### DATA BLOCK
==========

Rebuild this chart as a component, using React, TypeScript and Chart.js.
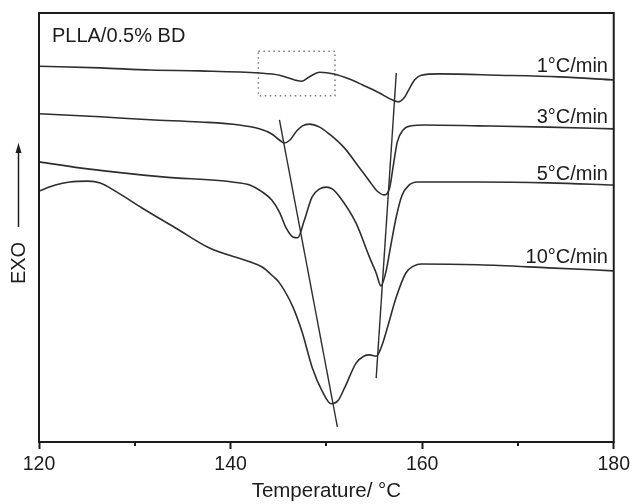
import React, { useEffect, useRef } from 'react';
import { Chart, registerables } from 'chart.js';

Chart.register(...registerables);

// ---- data (temperature in °C, heat flow in arbitrary units, exo up) ----
const RATE_LABELS = ['1°C/min', '3°C/min', '5°C/min', '10°C/min'];
const SAMPLE_LABEL = 'PLLA/0.5% BD';
const X_TITLE = 'Temperature/ °C';
const Y_TITLE = 'EXO';

const T_1 = [120, 126.4, 131.6, 136.8, 143.0, 145.1, 146.7, 147.4, 148.2, 149.3, 150.8, 152.4, 153.8, 155.5, 156.9, 157.5, 158.1, 158.7, 159.2, 159.9, 161.8, 168.0, 174.3, 180];
const HF_1 = [87.6, 87.2, 86.7, 86.5, 86.0, 85.5, 84.4, 84.1, 85.1, 86.2, 85.8, 84.6, 83.2, 81.4, 79.7, 79.3, 80.2, 82.5, 84.4, 85.5, 85.8, 85.5, 85.1, 84.4];

const T_3 = [120, 126.4, 131.6, 136.8, 140.9, 143.0, 144.3, 145.1, 145.6, 146.2, 146.9, 147.5, 148.2, 149.3, 150.3, 151.9, 153.1, 154.5, 155.3, 156.0, 156.6, 157.0, 157.4, 158.0, 158.9, 160.2, 165.9, 173.2, 180];
const HF_3 = [76.5, 75.8, 75.1, 74.6, 73.9, 73.0, 71.8, 70.4, 69.7, 70.4, 72.5, 73.7, 74.1, 73.4, 71.8, 68.5, 65.0, 60.8, 58.5, 57.6, 59.2, 64.6, 69.9, 72.7, 73.7, 73.9, 73.7, 73.4, 73.0];

const T_5 = [120, 125.3, 132.9, 140.2, 142.0, 143.3, 144.3, 145.1, 145.8, 146.5, 147.0, 147.7, 148.5, 149.3, 150.0, 150.6, 151.4, 153.1, 154.5, 155.2, 155.7, 156.2, 156.7, 157.3, 157.9, 158.6, 159.5, 165.9, 173.2, 180];
const HF_5 = [65.3, 63.6, 61.8, 60.6, 59.9, 58.3, 56.4, 53.6, 49.9, 47.8, 47.6, 51.7, 57.1, 59.0, 59.4, 59.0, 57.1, 51.0, 43.1, 39.4, 36.4, 39.5, 45.5, 52.5, 57.5, 59.8, 60.6, 60.6, 60.4, 59.9];

const T_10 = [120, 121.7, 123.2, 125.1, 126.4, 128.1, 130.8, 134.4, 137.8, 142.0, 143.3, 144.4, 145.1, 146.5, 147.5, 148.5, 149.6, 150.5, 151.2, 151.9, 153.1, 153.9, 154.5, 155.2, 155.7, 156.3, 157.3, 158.3, 159.1, 159.9, 165.9, 173.2, 180];
const HF_10 = [58.5, 59.9, 60.6, 60.8, 60.4, 58.3, 54.5, 49.7, 45.2, 42.0, 40.8, 38.7, 37.1, 31.5, 25.4, 17.5, 11.7, 8.9, 9.6, 12.6, 18.4, 20.0, 20.3, 20.0, 21.9, 26.1, 33.8, 39.4, 41.0, 41.5, 41.3, 40.6, 39.9];

// guide lines through the peaks
const GUIDE_A_T = [145.1, 151.15];
const GUIDE_A_HF = [75.1, 3.5];
const GUIDE_B_T = [157.3, 155.2];
const GUIDE_B_HF = [86.0, 14.9];

// dotted box around the small 1°C/min peak
const BOX_T = [142.9, 150.9, 150.9, 142.9, 142.9];
const BOX_HF = [91.1, 91.1, 80.7, 80.7, 91.1];

const MAJOR_TICKS = [120, 140, 160, 180];
const MINOR_TICKS = [130, 150, 170];

const FONT_FAMILY = '"Liberation Sans", Arial, sans-serif';
const TICK_SIZE = 19.5;
const TEXT_SIZE = 20;
const TITLE_SIZE = 20.5;
const INK = '#1c1c1c';
const CURVE = '#2e2e2e';

const pts = (xs: number[], ys: number[]) => xs.map((x, i) => ({ x, y: ys[i] }));

const annotationPlugin = {
  id: 'annot',
  afterDraw(chart: any) {
    const { ctx, chartArea, scales } = chart;
    const { left, top, right, bottom } = chartArea;
    const x = scales.x;
    const y = scales.y;
    ctx.save();
    // frame
    ctx.strokeStyle = INK;
    ctx.lineWidth = 2;
    ctx.strokeRect(left, top, right - left, bottom - top);
    // minor ticks
    MINOR_TICKS.forEach((t) => {
      const px = Math.round(x.getPixelForValue(t));
      ctx.beginPath();
      ctx.moveTo(px, bottom);
      ctx.lineTo(px, bottom + 4);
      ctx.stroke();
    });
    // texts
    ctx.fillStyle = INK;
    ctx.font = `${TEXT_SIZE}px ${FONT_FAMILY}`;
    ctx.textBaseline = 'alphabetic';
    ctx.textAlign = 'left';
    ctx.fillText(SAMPLE_LABEL, x.getPixelForValue(121.35), y.getPixelForValue(93.2));
    const labelAnchors = [86.2, 74.4, 61.1, 41.7];
    ctx.textAlign = 'right';
    RATE_LABELS.forEach((s, i) => {
      ctx.fillText(s, x.getPixelForValue(179.4), y.getPixelForValue(labelAnchors[i]));
    });
    // y title rotated + arrow
    ctx.save();
    ctx.translate(24.5, 263);
    ctx.rotate(-Math.PI / 2);
    ctx.textAlign = 'center';
    ctx.fillText(Y_TITLE, 0, 0);
    ctx.restore();
    const ax = 18.5;
    ctx.lineWidth = 1.5;
    ctx.beginPath();
    ctx.moveTo(ax, 227);
    ctx.lineTo(ax, 150);
    ctx.stroke();
    ctx.beginPath();
    ctx.moveTo(ax, 143);
    ctx.lineTo(ax - 3, 153);
    ctx.lineTo(ax + 3, 153);
    ctx.closePath();
    ctx.fill();
    ctx.restore();
  },
};

export default function App() {
  const canvasRef = useRef<HTMLCanvasElement | null>(null);

  useEffect(() => {
    if (!canvasRef.current) return;
    const curveStyle = {
      borderColor: CURVE,
      borderWidth: 1.6,
      pointRadius: 0,
      fill: false,
      cubicInterpolationMode: 'monotone' as const,
    };
    const straight = {
      borderColor: CURVE,
      borderWidth: 1.4,
      pointRadius: 0,
      fill: false,
      tension: 0,
    };
    const chart = new Chart(canvasRef.current, {
      type: 'line',
      data: {
        datasets: [
          { label: RATE_LABELS[0], data: pts(T_1, HF_1), ...curveStyle },
          { label: RATE_LABELS[1], data: pts(T_3, HF_3), ...curveStyle },
          { label: RATE_LABELS[2], data: pts(T_5, HF_5), ...curveStyle },
          { label: RATE_LABELS[3], data: pts(T_10, HF_10), ...curveStyle },
          { label: 'guide A', data: pts(GUIDE_A_T, GUIDE_A_HF), ...straight },
          { label: 'guide B', data: pts(GUIDE_B_T, GUIDE_B_HF), ...straight },
          {
            label: 'box',
            data: pts(BOX_T, BOX_HF),
            borderColor: '#7a7a7a',
            borderWidth: 1.5,
            borderDash: [1.5, 3.5],
            pointRadius: 0,
            fill: false,
            tension: 0,
          },
        ],
      },
      options: {
        animation: false,
        responsive: false,
        layout: { padding: { left: 39, right: 19, top: 13, bottom: 0 } },
        plugins: {
          legend: { display: false },
          tooltip: { enabled: false },
          title: { display: false },
        },
        scales: {
          x: {
            type: 'linear',
            min: 120,
            max: 180,
            afterFit: (scale: any) => {
              scale.height = 62;
            },
            afterBuildTicks: (scale: any) => {
              scale.ticks = MAJOR_TICKS.map((v) => ({ value: v }));
            },
            ticks: {
              color: INK,
              font: { family: FONT_FAMILY, size: TICK_SIZE },
              padding: 4,
              maxRotation: 0,
              autoSkip: false,
              callback: (v: any) => String(v),
            },
            grid: {
              display: true,
              drawOnChartArea: false,
              drawTicks: true,
              tickLength: 7,
              tickWidth: 2,
              tickColor: INK,
            },
            border: { display: false },
            title: {
              display: true,
              text: X_TITLE,
              color: INK,
              font: { family: FONT_FAMILY, size: TITLE_SIZE },
              padding: { top: 0, bottom: 0 },
            },
          },
          y: {
            type: 'linear',
            min: 0,
            max: 100,
            display: false,
          },
        },
      },
      plugins: [annotationPlugin],
    });
    return () => chart.destroy();
  }, []);

  return (
    <div style={{ position: 'absolute', left: 0, top: 0, width: 634, height: 504, background: '#fff' }}>
      <canvas ref={canvasRef} width={634} height={504} style={{ display: 'block' }} />
    </div>
  );
}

==========

### TASK TO CARRY OUT
Write out again exactly the lines from the start of the data above through the line containing "Chart.register(...registerables);", inclusive, excluding any pictures.

### WRITTEN ANSWER
Rebuild this chart as a component, using React, TypeScript and Chart.js.
import React, { useEffect, useRef } from 'react';
import { Chart, registerables } from 'chart.js';

Chart.register(...registerables);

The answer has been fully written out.